The UNC Department of Genetics is delighted to announce the appointment of Jie Xu, PhD, to the UNC faculty. Dr. Xu joins us as an assistant professor in the Department of Genetics at the UNC School of Medicine and a member of UNC Lineberger Comprehensive Cancer Center.
Dr. Xu comes to UNC from the University of California San Diego, where she was a postdoctoral fellow in Dr. Bing Ren’s laboratory. She previously trained at Northwestern University and earned her PhD in Biomedical Sciences from Penn State University.
Dr. Xu will lead an emerging program in cancer genomics and epigenomics. Her research explores the regulatory consequences of cancer genomic structural variations, alterations in the epigenomic landscape and 3D chromatin architecture, and the development of single-cell technologies. She has pioneered Paired-TF, a single-cell method enabling simultaneous profiling of transcription factor binding and RNA expression, and has applied this technology to study molecular aging in the brain. Her work also includes mapping transcription factor networks across cell states and dissecting the roles of structural proteins such as Cohesin and CTCF in neurodifferentiation.

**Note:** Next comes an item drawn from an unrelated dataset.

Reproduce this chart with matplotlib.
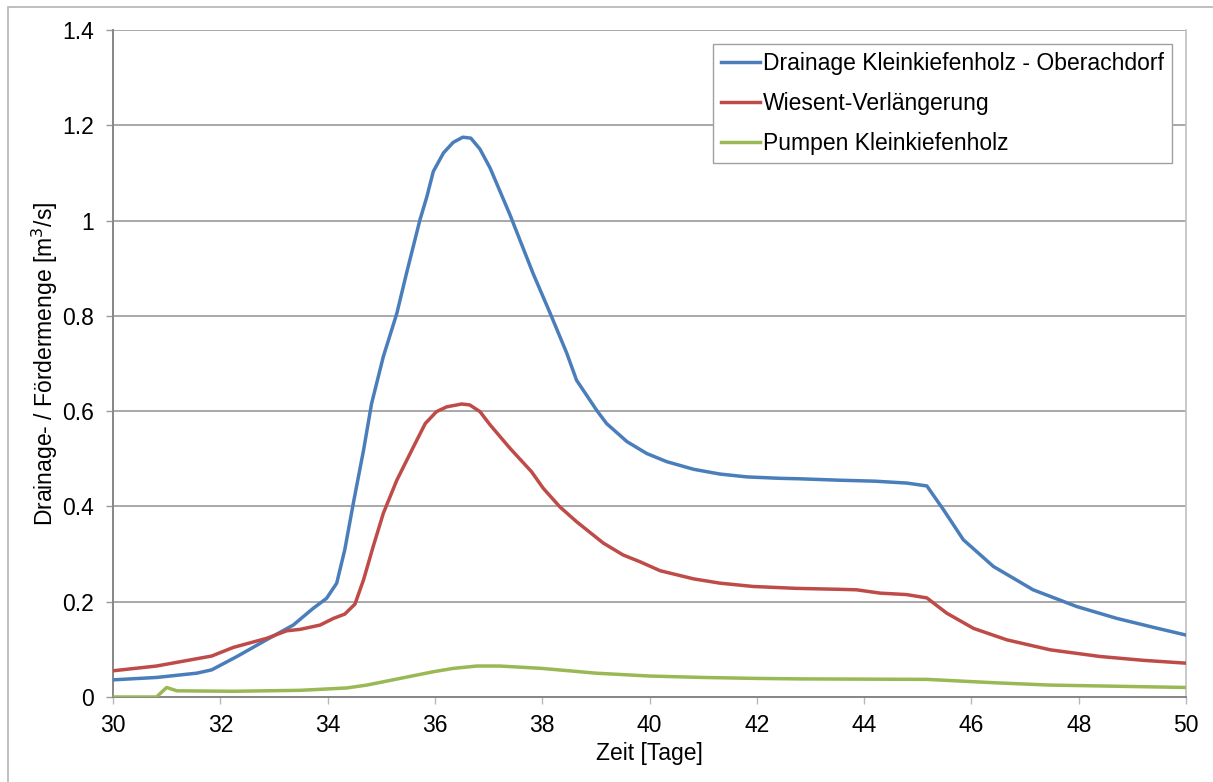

Dr. Xu’s contributions have advanced understanding of enhancer hijacking and chromatin structural alterations in acute myeloid leukemia, as highlighted in her landmark publication in Nature (2022). She has co-developed computational frameworks such as NeoLoopFinder for detecting chromatin interactions induced by structural variants, and her research has appeared in Nature Genetics, Nature Methods, Nature Cell Biology, and Nature Biotechnology.

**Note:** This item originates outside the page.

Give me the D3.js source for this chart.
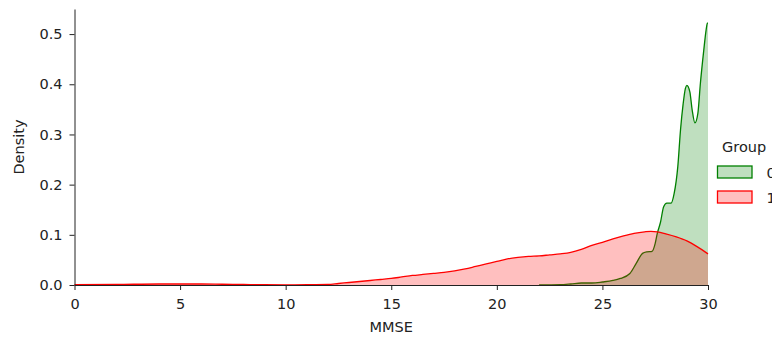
<!DOCTYPE html>
<html>
<head>
<meta charset="utf-8">
<script src="https://cdn.jsdelivr.net/npm/d3@7"></script>
<style>
  body { margin: 0; background: #fff; }
  svg { display: block; font-family: "DejaVu Sans", sans-serif; }
</style>
</head>
<body>
<div class="d3-chart"></div>
<script>
// MMSE grid + estimated density
const group0X = [22, 23, 23.5, 24, 24.5, 25, 25.5, 25.85, 26.3, 26.6, 26.9, 27.1, 27.35, 27.5, 27.6, 27.75, 27.9, 28.05, 28.25, 28.4, 28.57, 28.7, 28.82, 28.93, 29.0, 29.14, 29.25, 29.38, 29.52, 29.64, 29.8, 29.91, 29.97, 30];
const group0Y = [0, 0.0005, 0.002, 0.004, 0.004, 0.006, 0.009, 0.013, 0.023, 0.043, 0.063, 0.066, 0.067, 0.083, 0.103, 0.125, 0.156, 0.163, 0.163, 0.183, 0.236, 0.31, 0.36, 0.392, 0.398, 0.385, 0.349, 0.323, 0.342, 0.402, 0.468, 0.508, 0.522, 0.522];

const group1X = [0, 2, 4, 5, 6, 7, 8, 9, 10, 11, 12, 12.5, 13, 13.5, 14, 14.5, 15, 15.5, 16, 16.5, 17, 17.5, 18, 18.5, 19, 19.5, 20, 20.5, 21, 21.5, 22, 22.5, 23, 23.5, 24, 24.5, 25, 25.5, 26, 26.5, 27, 27.3, 27.6, 28, 28.5, 29, 29.5, 30];
const group1Y = [0.0005, 0.001, 0.002, 0.002, 0.002, 0.0015, 0.001, 0.0005, 0.0003, 0.0005, 0.001, 0.003, 0.005, 0.007, 0.009, 0.011, 0.013, 0.016, 0.019, 0.021, 0.023, 0.025, 0.028, 0.032, 0.037, 0.042, 0.047, 0.052, 0.055, 0.057, 0.058, 0.060, 0.062, 0.065, 0.071, 0.079, 0.085, 0.092, 0.098, 0.103, 0.106, 0.107, 0.106, 0.102, 0.096, 0.088, 0.076, 0.062];

const groups = ["0", "1"];
const xTicks = [0, 5, 10, 15, 20, 25, 30];
const yTicks = [0, 0.1, 0.2, 0.3, 0.4, 0.5];

const width = 772, height = 337;

const svg = d3.select(".d3-chart")
  .append("svg")
  .attr("width", width)
  .attr("height", height);

const x = d3.scaleLinear().domain([0, 30]).range([74.5, 708]);
const y = d3.scaleLinear().domain([0, 0.55]).range([285, 9]);

const color = d3.scaleOrdinal().domain(groups).range(["green", "red"]);

const series = [
  {key: "0", values: group0X.map((v, i) => ({x: v, y: group0Y[i]}))},
  {key: "1", values: group1X.map((v, i) => ({x: v, y: group1Y[i]}))}
];

const area = d3.area()
  .curve(d3.curveMonotoneX)
  .x(d => x(d.x))
  .y0(y(0))
  .y1(d => y(d.y));

const line = d3.line()
  .curve(d3.curveMonotoneX)
  .x(d => x(d.x))
  .y(d => y(d.y));

// green first, red drawn over it
series.forEach(s => {
  svg.append("path")
    .datum(s.values)
    .attr("fill", color(s.key))
    .attr("fill-opacity", 0.25)
    .attr("d", area);
  svg.append("path")
    .datum(s.values)
    .attr("fill", "none")
    .attr("stroke", color(s.key))
    .attr("stroke-width", 1.3)
    .attr("d", line);
});

// axes
const xAxis = svg.append("g")
  .attr("transform", `translate(0, ${y(0)})`)
  .call(d3.axisBottom(x).tickValues(xTicks).tickFormat(d3.format("d"))
    .tickSizeInner(5).tickSizeOuter(0).tickPadding(8.5));

const yAxis = svg.append("g")
  .attr("transform", `translate(${x(0)}, 0)`)
  .call(d3.axisLeft(y).tickValues(yTicks).tickFormat(d3.format(".1f"))
    .tickSizeInner(5).tickSizeOuter(0).tickPadding(7));

[xAxis, yAxis].forEach(g => {
  g.select(".domain").attr("stroke", "#222").attr("stroke-width", 1);
  g.selectAll(".tick line").attr("stroke", "#222");
  g.selectAll("text").attr("fill", "#222").style("font-size", "14.5px")
    .style("font-family", "DejaVu Sans, sans-serif");
});

svg.append("text")
  .attr("x", (x(0) + x(30)) / 2)
  .attr("y", 332)
  .attr("text-anchor", "middle")
  .attr("fill", "#222")
  .style("font-size", "14.5px")
  .text("MMSE");

svg.append("text")
  .attr("transform", `translate(23.5, ${(y(0) + y(0.55)) / 2}) rotate(-90)`)
  .attr("text-anchor", "middle")
  .attr("fill", "#222")
  .style("font-size", "14.5px")
  .text("Density");

// legend (runs off the right edge like the original)
const legend = svg.append("g");
legend.append("text")
  .attr("x", 722)
  .attr("y", 152)
  .attr("fill", "#222")
  .style("font-size", "14.5px")
  .text("Group");

groups.forEach((g, i) => {
  legend.append("rect")
    .attr("x", 717.5)
    .attr("y", 166 + i * 25)
    .attr("width", 34.5)
    .attr("height", 12)
    .attr("fill", color(g))
    .attr("fill-opacity", 0.25)
    .attr("stroke", color(g))
    .attr("stroke-width", 1.3);
  legend.append("text")
    .attr("x", 766.5)
    .attr("y", 177.5 + i * 25)
    .attr("fill", "#222")
    .style("font-size", "14.5px")
    .text(g);
});
</script>
</body>
</html>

Her achievements have been recognized with numerous honors, including the Dean’s Graduation Award and Charles W. Hill Graduate Student Award at Penn State, multiple travel and poster awards, and full scholarships for advanced training programs. She has delivered invited oral presentations at major conferences such as the 4D Nucleome Annual Meeting and the American Society of Human Genetics.